Wayne State may lose 37 medical school faculty members

Detroit-based Wayne State University School of Medicine could be down 37 faculty members due to retirement and termination, according to The Detroit News.

The news was revealed via a letter to faculty members from Dean Jack Sobel, MD.

Eighteen faculty members have "agreed to retire, accept phased retirement or received notice of nonrenewal of their contract," according to Dr. Sobel's letter. Eleven others will be recommended for dismissal from their positions, and eight more chose to take part in separation agreements. Most of these eight will stay on staff at Wayne State until after Sept. 1.

These 37 members are part of the 700 researchers in the medical school's basic sciences and clinical departments, according to Charles Parrish, PhD, president of the American Association of University Professors-AFT Michigan Local 6075.

Dr. Sobel's letter comes after Wayne State warned faculty members of the consequences of their unproductive habits in March. "Too many of our faculty [members] have been unproductive for many years," Dr. Sobel and David Hefner, Wayne State's vice president for health affairs, wrote in a letter to 527 faculty members. "They have been allowed to consume needed resources totaling many millions of dollars." Mr. Hefner claimed between 60 and 80 faculty members were categorized as unproductive, and he and Dr. Sobel asked them to boost their research products and increase the number of patients they see.

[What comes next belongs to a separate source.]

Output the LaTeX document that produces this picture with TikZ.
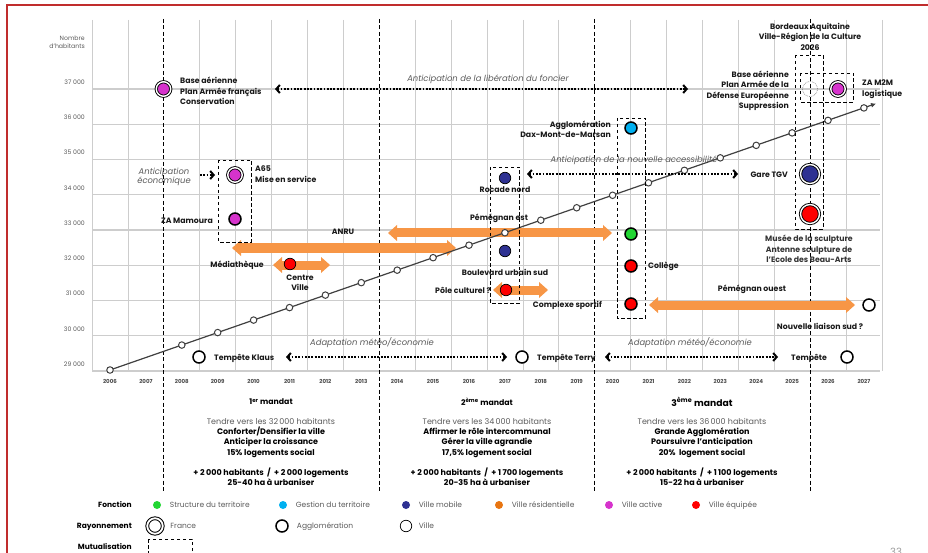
\documentclass[tikz,border=0pt]{standalone}
\usepackage{fontspec}
\setmainfont{Poppins}
\usetikzlibrary{arrows.meta,positioning}

\definecolor{cactive}{RGB}{214,51,204}
\definecolor{cgestion}{RGB}{0,176,240}
\definecolor{cmobile}{RGB}{46,49,146}
\definecolor{cstructure}{RGB}{34,214,51}
\definecolor{cequipee}{RGB}{255,0,0}
\definecolor{cresid}{RGB}{232,117,17}
\definecolor{cfleche}{RGB}{247,150,70}
\definecolor{cgrille}{RGB}{205,205,205}
\definecolor{ctexte}{RGB}{90,90,90}
\definecolor{ccadre}{RGB}{192,45,45}

\tikzset{
  cadre/.style={ccadre, line width=1.2pt},
  grillev/.style={cgrille, line width=0.6pt},
  grilleh/.style={cgrille, line width=1.2pt},
  mandat/.style={black, line width=0.9pt, dash pattern=on 4pt off 2.5pt},
  mutu/.style={black, line width=0.9pt, dash pattern=on 3.5pt off 2.5pt},
  popline/.style={black!75, line width=1.2pt, -{Latex[length=5pt,width=5pt]}},
  pt/.style={circle, inner sep=0pt, minimum size=6.5pt, draw=black!75, line width=1pt, fill=white},
  fleche/.style={cfleche, line width=9pt,
    {Triangle[length=9pt,width=16pt,line width=0pt]}-{Triangle[length=9pt,width=16pt,line width=0pt]}},
  pointille/.style={line width=2pt, dash pattern=on 1.8pt off 1.5pt,
    {Straight Barb[length=3.5pt,width=8pt]}-{Straight Barb[length=3.5pt,width=8pt]}},
  france/.style={circle, inner sep=0pt, minimum size=14.5pt, draw=black, line width=0.9pt,
    double=white, double distance=1.4pt},
  grand/.style={france, minimum size=19pt},
  agglo/.style={circle, inner sep=0pt, minimum size=12pt, draw=black, line width=1.5pt},
  ville/.style={circle, inner sep=0pt, minimum size=11.5pt, draw=black, line width=0.7pt},
  supprime/.style={circle, inner sep=0pt, minimum size=15pt, draw=black!50, line width=0.6pt,
    dash pattern=on 0.8pt off 1pt},
  lab/.style={font=\bfseries\fontsize{7.8}{10.5}\selectfont, inner sep=0pt, text=black!90},
  ital/.style={font=\itshape\fontsize{8.4}{9.5}\selectfont, inner sep=0pt, text=ctexte, align=center},
  axe/.style={font=\fontsize{6.2}{8}\selectfont, inner sep=0pt, text=ctexte, anchor=east, align=right},
  annee/.style={font=\bfseries\fontsize{5.5}{6}\selectfont, inner sep=0pt, text=black!70},
  titre/.style={font=\bfseries\fontsize{7.8}{9}\selectfont, inner sep=0pt},
  bloc/.style={font=\bfseries\fontsize{8}{10.3}\selectfont, inner sep=0pt, align=center},
  legtitre/.style={font=\bfseries\fontsize{7.5}{9}\selectfont, inner sep=0pt, anchor=east,
    text height=5.5pt, text depth=1.5pt},
  legtxt/.style={font=\fontsize{7.5}{9}\selectfont, inner sep=0pt, text=ctexte, anchor=west,
    text height=5.5pt, text depth=1.5pt},
  legdot/.style={circle, inner sep=0pt, minimum size=8pt}
}

\begin{document}
\begin{tikzpicture}[x=1pt, y=-1pt]
\useasboundingbox (0,0) rectangle (928,553);

% Cadre
\draw[cadre] (7,560) -- (7,5) -- (940,5);

% Grille
\foreach \k in {0,1,3,4,5,6,7,9,10,11,12,13,15,16,17,18,19,21,22}
  \draw[grillev] ({92.05+35.9*\k},20) -- ({92.05+35.9*\k},371);
\foreach \j in {0,...,8}
  \draw[grilleh] (92,{89+35.25*\j}) -- (880,{89+35.25*\j});

% Axe des habitants
\node[axe] (nb) at (85,42) {Nombre\\d'habitants};
\foreach \j in {0,...,8} {
  \pgfmathtruncatemacro{\v}{37-\j}
  \node[axe] at (85,{82+35.25*\j}) {\v\ 000};
}

% Annees
\foreach \a in {2006,...,2027}
  \node[annee] at ({110+35.9*(\a-2006)},381) {\a};

% Mandats
\foreach \a in {2007.5,2013.5,2019.5,2025.5}
  \draw[mandat] ({110+35.9*(\a-2006)},19) -- ({110+35.9*(\a-2006)},492);

% Fleches orange
\coordinate (est1) at (388,233);
\coordinate (est2) at (612,233);
\coordinate (anru1) at (232,248);
\coordinate (anru2) at (456,248);
\coordinate (med1) at (273,265);
\coordinate (med2) at (330,265);
\coordinate (pole1) at (493,290);
\coordinate (pole2) at (548,290);
\coordinate (ouest1) at (649,305);
\coordinate (ouest2) at (855,305);
\draw[fleche] (est1) -- (est2);
\draw[fleche] (anru1) -- (anru2);
\draw[fleche] (med1) -- (med2);
\draw[fleche] (pole1) -- (pole2);
\draw[fleche] (ouest1) -- (ouest2);

% Courbe de population
\coordinate (debut) at (110,370);
\coordinate (fin) at (876,103.6);
\draw[popline] (debut) -- (fin);
\foreach \a in {2006,2008,2009,...,2027}
  \node[pt] (p\a) at ({110+35.9*(\a-2006)},{370-12.48*(\a-2006)}) {};

% Fleches pointillees
\coordinate (fon1) at (275,89);
\coordinate (fon2) at (688,89);
\coordinate (acc1) at (527,174);
\coordinate (acc2) at (738,174);
\coordinate (eco1) at (200,175);
\coordinate (eco2) at (215,175);
\coordinate (tk1) at (286,357);
\coordinate (tk2) at (507,357);
\coordinate (tt1) at (605,357);
\coordinate (tt2) at (778,357);
\draw[pointille] (fon1) -- (fon2);
\draw[pointille] (acc1) -- (acc2);
\draw[pointille, -{Straight Barb[length=3.5pt,width=8pt]}] (eco1) -- (eco2);
\draw[pointille] (tk1) -- (tk2);
\draw[pointille] (tt1) -- (tt2);

% Mutualisation
\draw[mutu] (218,160) rectangle (251,242);
\draw[mutu] (490,167) rectangle (519,303);
\draw[mutu] (617,118) rectangle (645,318);
\draw[mutu] (795,55) rectangle (823,229);
\draw[mutu] (800,73) rectangle (853,102);

% Projets
\node[france, fill=cactive] (base1) at (163.5,89) {};
\node[lab, align=left, anchor=west] at (180,91) {Base aérienne\\Plan Armée français\\Conservation};

\node[supprime] (base2) at (810,89) {};
\node[lab, align=right, anchor=east] at (789,91) {Base aérienne\\Plan Armée de la\\Défense Européenne\\Suppression};
\node[france, fill=cactive] (m2m) at (838,89) {};
\node[lab, align=left, anchor=west] at (862,89) {ZA M2M\\logistique};
\node[lab, align=center] (bdx) at (810,36.5) {Bordeaux Aquitaine\\Ville-Région de la Culture\\2026};

\node[france, fill=cactive] (a65) at (235,175) {};
\node[lab, align=left, anchor=west] at (255,174) {A65\\Mise en service};
\node[agglo, fill=cactive] (mamoura) at (235,219) {};
\node[lab, anchor=east] at (213,221) {ZA Mamoura};
\node[ital] at (164,177) {Anticipation\\économique};

\node[ville, fill=cequipee] (centre) at (290,264) {};
\node[lab, anchor=east] at (264,265) {Médiathèque};
\node[lab, align=center] at (300,283) {Centre\\Ville};
\node[lab] at (343,232) {ANRU};

\node[ville, fill=cmobile] (rocade) at (505,178) {};
\node[lab] at (505,190) {Rocade nord};
\node[lab] at (499,218) {Pémégnan est};
\node[ville, fill=cmobile] (boulevard) at (505,251) {};
\node[lab] at (505,272) {Boulevard urbain sud};
\node[ville, fill=cequipee] (pole) at (506,290) {};
\node[lab, anchor=east] at (491,290) {Pôle culturel ?};

\node[agglo, fill=cgestion] (dax) at (631,128) {};
\node[lab, align=right, anchor=east] at (611,129.5) {Agglomération\\Dax-Mont-de-Marsan};
\node[agglo, fill=cstructure] (struct) at (631,234) {};
\node[agglo, fill=cequipee] (college) at (631,266) {};
\node[lab, anchor=west] at (648,266) {Collège};
\node[agglo, fill=cequipee] (complexe) at (631,304) {};
\node[lab, anchor=east] at (602,305) {Complexe sportif};

\node[grand, fill=cmobile] (tgv) at (810,174) {};
\node[lab, anchor=east] at (788,175) {Gare TGV};
\node[grand, fill=cequipee] (musee) at (810,214) {};
\node[lab, align=center, text=black!80] at (809,249) {Musée de la sculpture\\Antenne sculpture de\\l'Ecole des Beau-Arts};
\node[lab] at (752,289) {Pémégnan ouest};
\node[agglo, fill=white] (liaison) at (869,305) {};
\node[lab] at (820,326) {Nouvelle liaison sud ?};

\node[ital] at (488,79) {Anticipation de la libération du foncier};
\node[ital] at (634,160) {Anticipation de la nouvelle accessibilité};
\node[ital] at (372,343) {Adaptation météo/économie};
\node[ital] at (690,343) {Adaptation météo/économie};

% Tempetes
\node[agglo, fill=white] (klaus) at (199,357) {};
\node[lab, anchor=west] at (214,358) {Tempête Klaus};
\node[agglo, fill=white] (terry) at (522,357) {};
\node[lab, anchor=west] at (537,358) {Tempête Terry};
\node[agglo, fill=white] (tempete) at (847,357) {};
\node[lab, anchor=west] at (791,358) {Tempête};

% Textes des mandats
\node[titre] (m1) at (271,402) {1\textsuperscript{er} mandat};
\node[bloc, anchor=north] (b1) at (271,418) {{\mdseries\color{ctexte}Tendre vers les 32\,000 habitants}\\
  Conforter/Densifier la ville\\Anticiper la croissance\\15\% logements social\\[10pt]
  + 2\,000 habitants\ \ /\ \ + 2\,000 logements\\25-40 ha à urbaniser};
\node[titre] (m2) at (487,402) {2\textsuperscript{ème} mandat};
\node[bloc, anchor=north] (b2) at (487,418) {{\mdseries\color{ctexte}Tendre vers les 34\,000 habitants}\\
  Affirmer le rôle intercommunal\\Gérer la ville agrandie\\17,5\% logement social\\[10pt]
  + 2\,000 habitants\ \ /\ \ + 1\,700 logements\\20-35 ha à urbaniser};
\node[titre, font=\bfseries\fontsize{9.2}{10}\selectfont] (m3) at (702,402) {3\textsuperscript{ème} mandat};
\node[bloc, anchor=north] (b3) at (702,418) {{\mdseries\color{ctexte}Tendre vers les 36\,000 habitants}\\
  Grande Agglomération\\Poursuivre l'anticipation\\20\%\ \ logement social\\[10pt]
  + 2\,000 habitants\ \ /\ \ + 1\,100 logements\\15-22 ha à urbaniser};

% Legende
\node[legtitre] at (132,505) {Fonction};
\foreach \x/\c/\t in {157/cstructure/Structure du territoire, 283/cgestion/Gestion du territoire,
    406/cmobile/Ville mobile, 499/cresid/Ville résidentielle, 609/cactive/Ville active,
    696/cequipee/Ville équipée} {
  \node[legdot, fill=\c] (f\x) at (\x,505) {};
  \node[legtxt, right=8.5pt of f\x] {\t};
}
\node[legtitre] at (132,526) {Rayonnement};
\node[france, fill=white, minimum size=15.5pt, line width=1pt, double distance=1.8pt] (rfrance) at (155,526) {};
\node[legtxt, right=7pt of rfrance] {France};
\node[agglo, fill=white] (ragglo) at (282,526) {};
\node[legtxt, right=8pt of ragglo] {Agglomération};
\node[ville, fill=white] (rville) at (406,526) {};
\node[legtxt, right=6.5pt of rville] {Ville};
\node[legtitre] at (132,547) {Mutualisation};
\draw[mutu] (148,539) rectangle (192,562);

\node[font=\fontsize{10}{12}\selectfont, text=black!40, anchor=north west, inner sep=0pt] at (890,548) {33};
\end{tikzpicture}
\end{document}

But Dr. Parrish claimed productivity levels are not entirely based on faculty members themselves. "The way administration defines productivity, they define it based on how much research money you bring in," he said. "It's harder to get grants ... It's a complex situation. Some people who have contributed a lot are on the list."

Although the 37 faculty members were not named in the report, Dr. Sobel said the cuts were "a critical and necessary step toward allowing our many productive faculty members to thrive, and will result in our emerging stronger as one of the nation's most robust urban medical colleges and centers of research," according to the report.